The phone app (by Google) has 700 mb of data on the phone. What is that? Call history? Contacts? Then what is in the contacts app? Is it safe to delete?
Its safe to delete my man, its just 700 of your nudes.
Jokes aside its just a phone app that integrates with google services which is convenient but you know.... using google is allowing google in your kitchen. So its basically "telemetry".
You can use whatever app you like, preferably FOSS is the last thing I mentioned is what you are concerned about.
There's just no way. Telemetry are just text logs and should never take more than a couple MB. They are also going to be deleted routinely and frequently after being sent to the server.
I don't understand what data would be in the phone app. I use a separate voicemail app, there is a separate contacts app, and Messages should have all the text multimedia. The only data that should be in the app would be call history, which I don't mind losing, but I don't want to lose messeging media or contact info.
Its obviously not all just telemetry, it was an exageration, all they care about is your data and every feature they add is aligned for that goal whilst making the UI as "pretty" as possible. So I did not mention that because it felt unnecesary.
Mine shows 702mb of user data after about 6 months of call history. However I don't find this very unreasonable for the feature set provided.
The app continues to function offline so I could imagine a cache of the information gets generated once the application is launched and permissions granted.
First off, it appears to source contact information, this appears to be standardized because access is backed by the Contacts permission scope. I imagine it caches this information, because it also builds an index of your contacts in order to drive the t9 dialer search.
The phone also offers integration for voicemail and visual voicemail transcriptions. These would either need to be stored in the app, or associated with the data if it rests outside of the apps directory.
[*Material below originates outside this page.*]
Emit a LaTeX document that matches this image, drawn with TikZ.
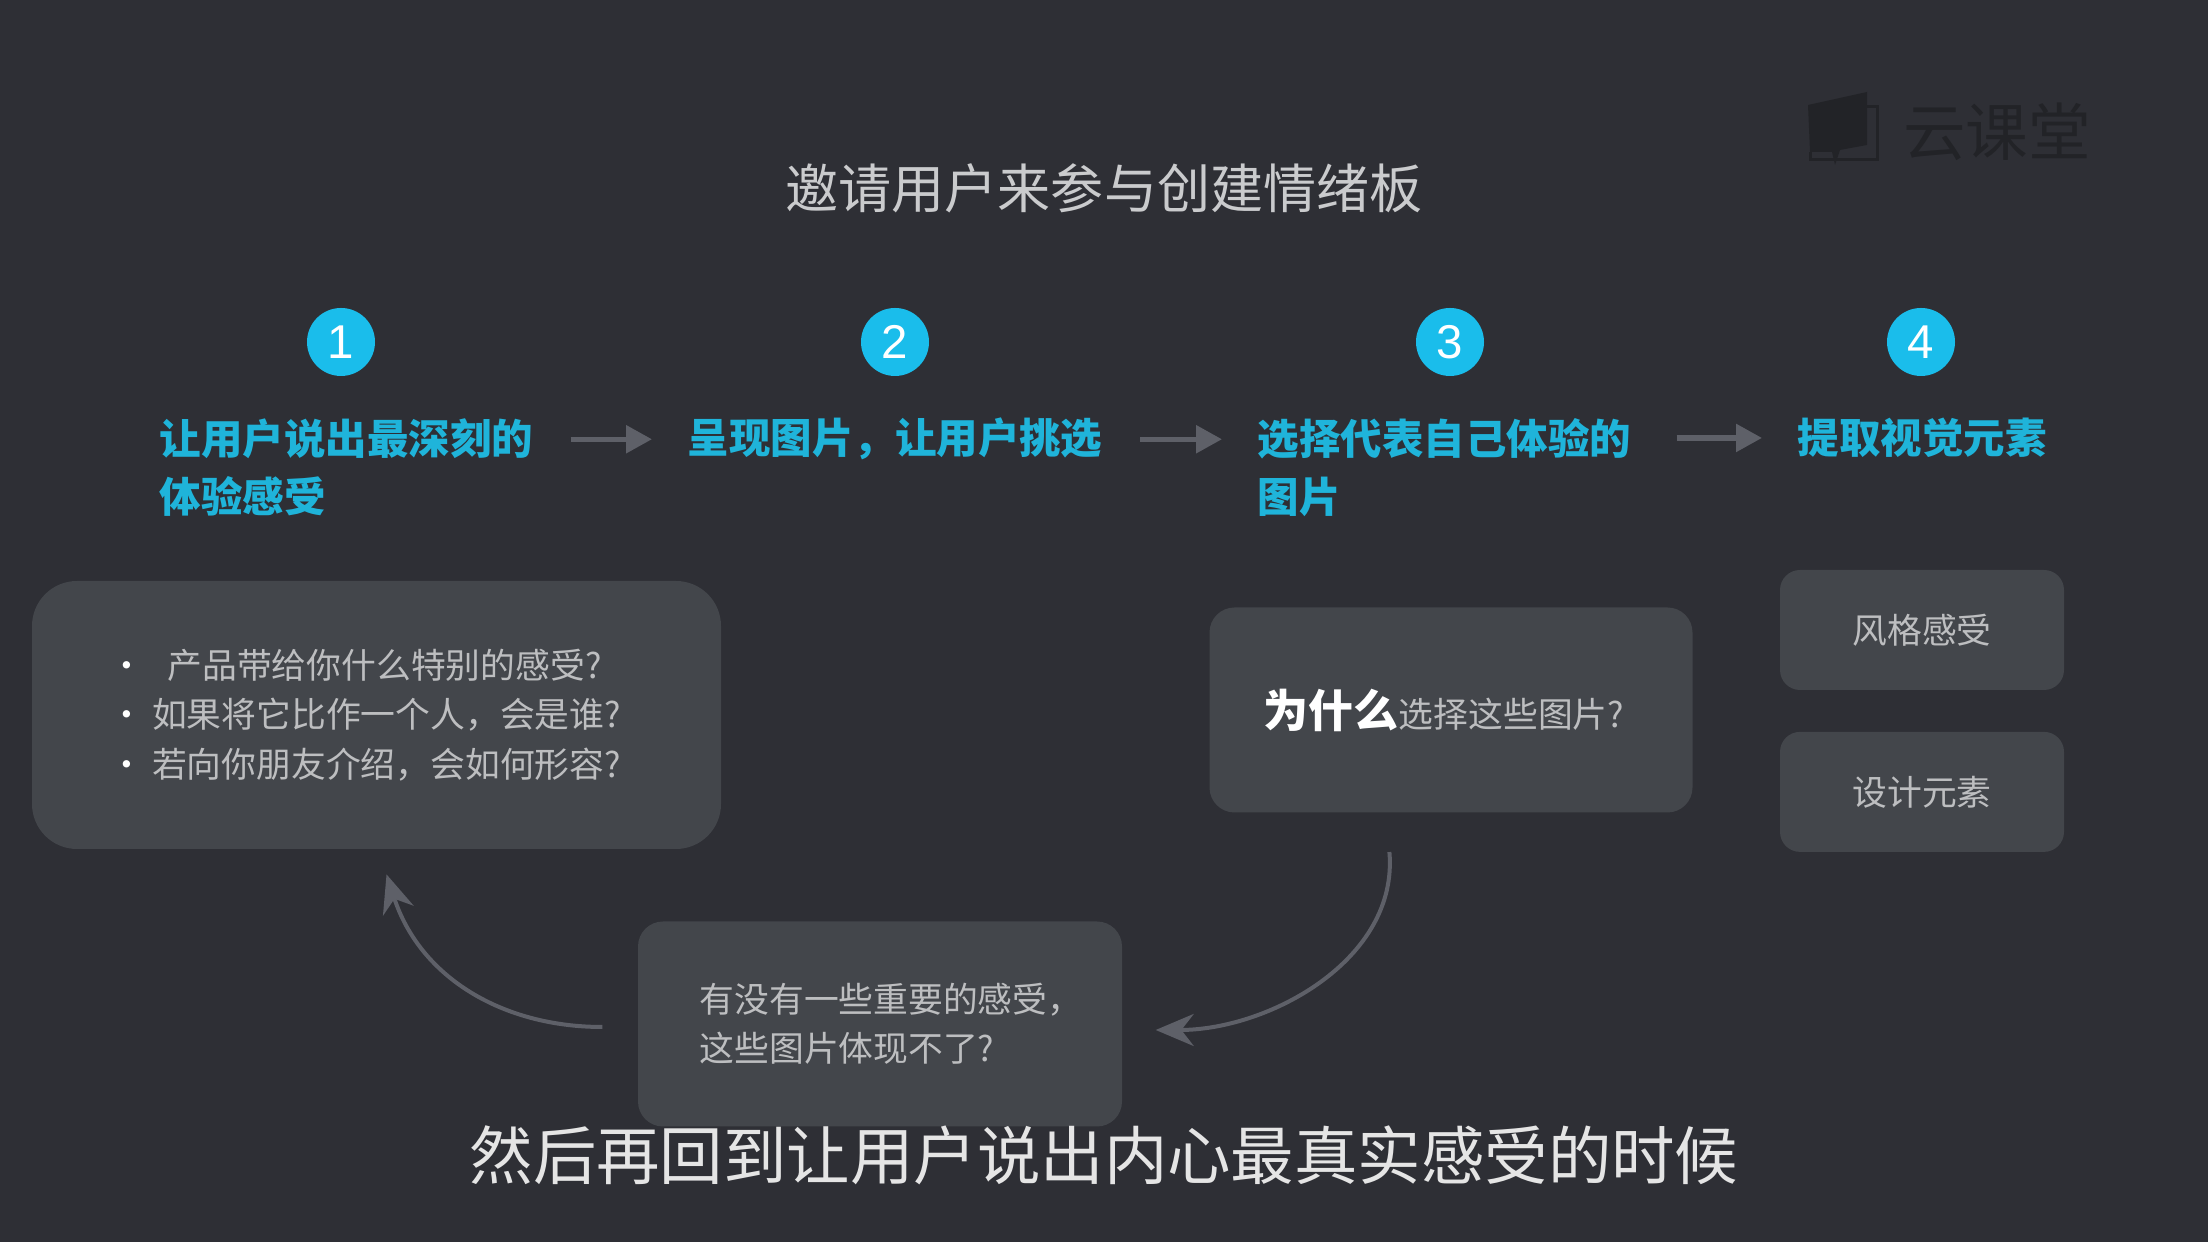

Finally there is the call history. It looks like Android has a standard location for this because it has its own permisson scope.
This means, in order to maintain functionality when offline, the app would have to store associations to contacts, the call history, voice transcription text, and voicemail audio.
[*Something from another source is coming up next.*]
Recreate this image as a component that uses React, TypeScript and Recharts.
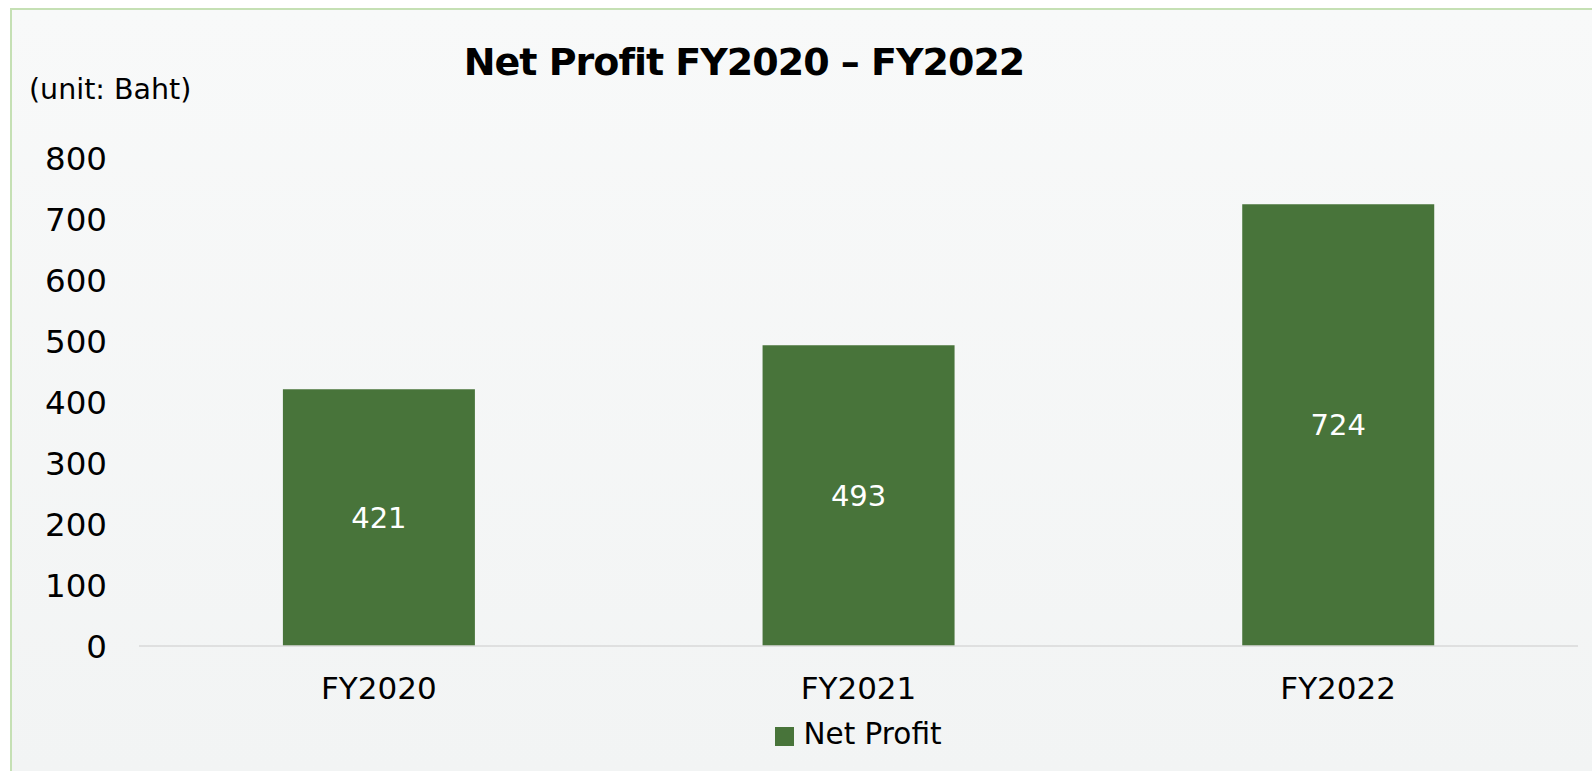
import { BarChart, Bar, XAxis, YAxis, Legend, LabelList } from 'recharts';

const years = ['FY2020', 'FY2021', 'FY2022'];
const netProfit = [421, 493, 724];
const yTicks = [0, 100, 200, 300, 400, 500, 600, 700, 800];

const GREEN = '#48743a';
const FONT = '"DejaVu Sans", sans-serif';

const chartData = years.map((year, i) => ({ year, netProfit: netProfit[i] }));

function LegendContent({ payload }: any) {
  return (
    <div
      style={{
        height: 65,
        paddingTop: 14,
        boxSizing: 'border-box',
        display: 'flex',
        justifyContent: 'center',
        fontFamily: FONT,
      }}
    >
      {(payload ?? []).map((p: any) => (
        <div key={p.value} style={{ display: 'flex', alignItems: 'center', height: 29 }}>
          <span style={{ width: 19, height: 19, background: GREEN, marginRight: 9, marginTop: 4 }} />
          <span style={{ fontSize: 29.5, lineHeight: '29px', color: '#000' }}>{p.value}</span>
        </div>
      ))}
    </div>
  );
}

export default function App() {
  return (
    <div
      style={{
        position: 'absolute',
        left: 10,
        top: 8,
        width: 1582,
        height: 763,
        boxSizing: 'border-box',
        borderTop: '2px solid #c5e0b4',
        borderLeft: '2px solid #c5e0b4',
        background: 'linear-gradient(#f8f9f9, #f2f4f4)',
        overflow: 'hidden',
      }}
    >
      <div
        style={{
          position: 'absolute',
          left: 332,
          top: 33,
          width: 800,
          textAlign: 'center',
          fontFamily: FONT,
          fontWeight: 'bold',
          fontSize: 38,
          lineHeight: '38px',
          letterSpacing: -1,
          color: '#000',
        }}
      >
        Net Profit FY2020 – FY2022
      </div>
      <div
        style={{
          position: 'absolute',
          left: 17,
          top: 66,
          fontFamily: FONT,
          fontSize: 28.5,
          lineHeight: '28.5px',
          color: '#000',
        }}
      >
        (unit: Baht)
      </div>
      <BarChart
        width={1580}
        height={761}
        data={chartData}
        margin={{ top: 148, right: 14, left: 0, bottom: 0 }}
        barCategoryGap="30%"
      >
        <XAxis
          dataKey="year"
          height={60}
          tickLine={false}
          tickSize={0}
          tickMargin={31}
          axisLine={{ stroke: '#d9d9d9', strokeWidth: 1.5 }}
          tick={{ fontSize: 31, fill: '#000', fontFamily: FONT }}
        />
        <YAxis
          width={127}
          domain={[0, 800]}
          ticks={yTicks}
          interval={0}
          axisLine={false}
          tickLine={false}
          tickSize={0}
          tickMargin={32}
          tick={{ fontSize: 32.5, fill: '#000', fontFamily: FONT }}
        />
        <Legend
          verticalAlign="bottom"
          content={<LegendContent />}
          wrapperStyle={{ left: 127, width: 1439 }}
        />
        <Bar dataKey="netProfit" name="Net Profit" fill={GREEN} isAnimationActive={false}>
          <LabelList
            dataKey="netProfit"
            position="center"
            fill="#fff"
            style={{ fontSize: 29, fontFamily: FONT }}
          />
        </Bar>
      </BarChart>
    </div>
  );
}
The look up of this information could be slow to do each time a tab is opened so it likely stores these associations in a local database for quicker access.
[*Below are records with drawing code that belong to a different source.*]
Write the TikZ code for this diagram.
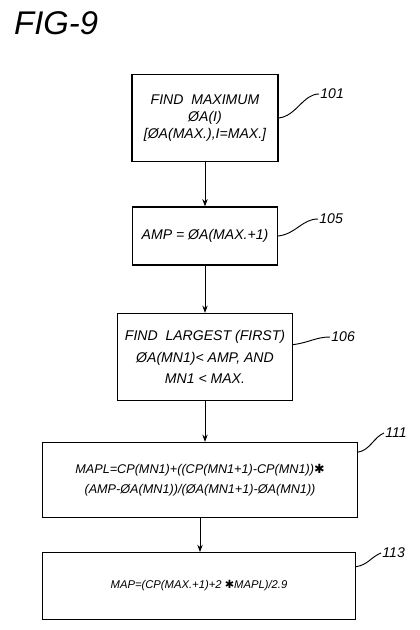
\documentclass[tikz,border=0pt]{standalone}
\usepackage{fontspec}
\setmainfont{Liberation Sans}
\newfontfamily\symfont{DejaVu Sans}
\newcommand{\heavystar}{{\symfont\upshape ✱}}
\usetikzlibrary{positioning, arrows.meta}
\tikzset{
	box/.style={draw, line width=1pt, align=center, font=\itshape\fontsize{12}{14.5}\selectfont, inner sep=2pt},
	wide/.style={font=\itshape\fontsize{10.8}{13}\selectfont},
	narrow/.style={font=\itshape\fontsize{9.6}{12}\selectfont},
	arrow/.style={line width=0.8pt, -{Stealth[length=2.2mm, width=1.6mm]}},
	leader/.style={line width=0.8pt},
	ref/.style={font=\itshape\large, anchor=west, inner sep=1pt},
}

\begin{document}
\begin{tikzpicture}[x=0.03cm, y=-0.03cm]
\useasboundingbox (0,0) rectangle (420,630);
\node[font=\itshape\fontsize{28}{32}\selectfont, anchor=west, inner sep=0pt] (fig) at (14,23) {FIG-9};

% Flow chart boxes
		\node[box, minimum width=4.38cm, minimum height=2.61cm] (b101) at (205,118) {FIND\ \ MAXIMUM\\ ØA(I)\\[0pt] [ØA(MAX.),I=MAX.]};
		\node[box, minimum width=4.35cm, minimum height=1.74cm] (b105) at (205,236) {AMP = ØA(MAX.+1)};
		\node[box, minimum width=5.25cm, minimum height=2.61cm] (b106) at (205,357) {FIND\ \ LARGEST (FIRST)\\[4pt] ØA(MN1)< AMP, AND\\[4pt] MN1 < MAX.};
		\node[box, wide, minimum width=9.45cm, minimum height=2.25cm] (b111) at (200,480) {MAPL=CP(MN1)+((CP(MN1+1)-CP(MN1))\heavystar\\[4pt] (AMP-ØA(MN1))/(ØA(MN1+1)-ØA(MN1))};
		\node[box, narrow, minimum width=9.39cm, minimum height=2.0cm] (b113) at (199,586) {MAP=(CP(MAX.+1)+2 \heavystar MAPL)/2.9};

% Reference numerals
		\node[ref] (l101) at (319,94) {101};
		\node[ref] (l105) at (318,219) {105};
		\node[ref] (l106) at (330,337) {106};
		\node[ref] (l111) at (384,433) {111};
		\node[ref] (l113) at (381,553) {113};

		\draw[leader] (b101.east) .. controls +(18,-2) and +(-16,0) .. (l101.west);
		\draw[leader] (b105.east) .. controls +(18,-2) and +(-16,0) .. (l105.west);
		\draw[leader] (b106.8) .. controls +(16,-2) and +(-14,0) .. (l106.west);
		\draw[leader] (b111.10) .. controls +(12,-2) and +(-10,4) .. (l111.west);
		\draw[leader] (b113.7) .. controls +(12,-2) and +(-10,4) .. (l113.west);

% Flow
		\draw[arrow] (b101.south) -- (b105.north);
		\draw[arrow] (b105.south) -- (b106.north);
		\draw[arrow] (b106.south) -- (b106.south |- b111.north);
		\draw[arrow] (b111.south) -- (b111.south |- b113.north);
\end{tikzpicture}
\end{document}
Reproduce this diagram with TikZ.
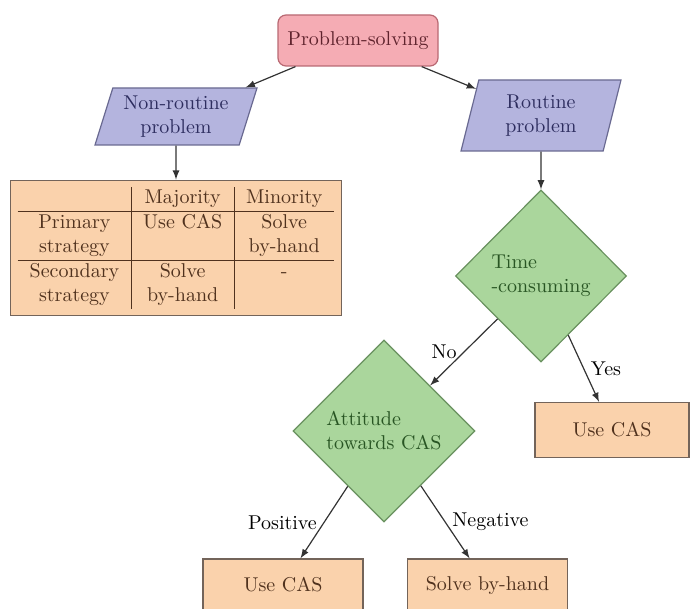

That local database would need to be stored in the apps directory contributing to its size.
Almost all of that (excluding voicemail) is pure text data, isn't it? There's no way it should be taking up multiple hundreds of megabytes. I can't imagine voicemail audio is particularly high quality, but if you do have a load of messages then I can see it adding up.
My Phone app user data is 277MB.
Google Keep (lots of notes with offline mode) is 10.62MB.
Google Maps' offline maps for my entire local area is only 109MB.
This is the correct answer. I made a 1.5 minute long phone call. Before recording, the phone app used 152mb of storage space. But, after call recording it increased to 154mb.
Fossify Phone is better. Simple Mobile Tools was sold to ZipoApps which has a history of bloating apps with advertising, telemetry, and charges etc. Fortunately Simple tools were open source and Fossify is the free and open source fork of all the apps in the suite, some even maintained by original makers from Simple Mobile Tools.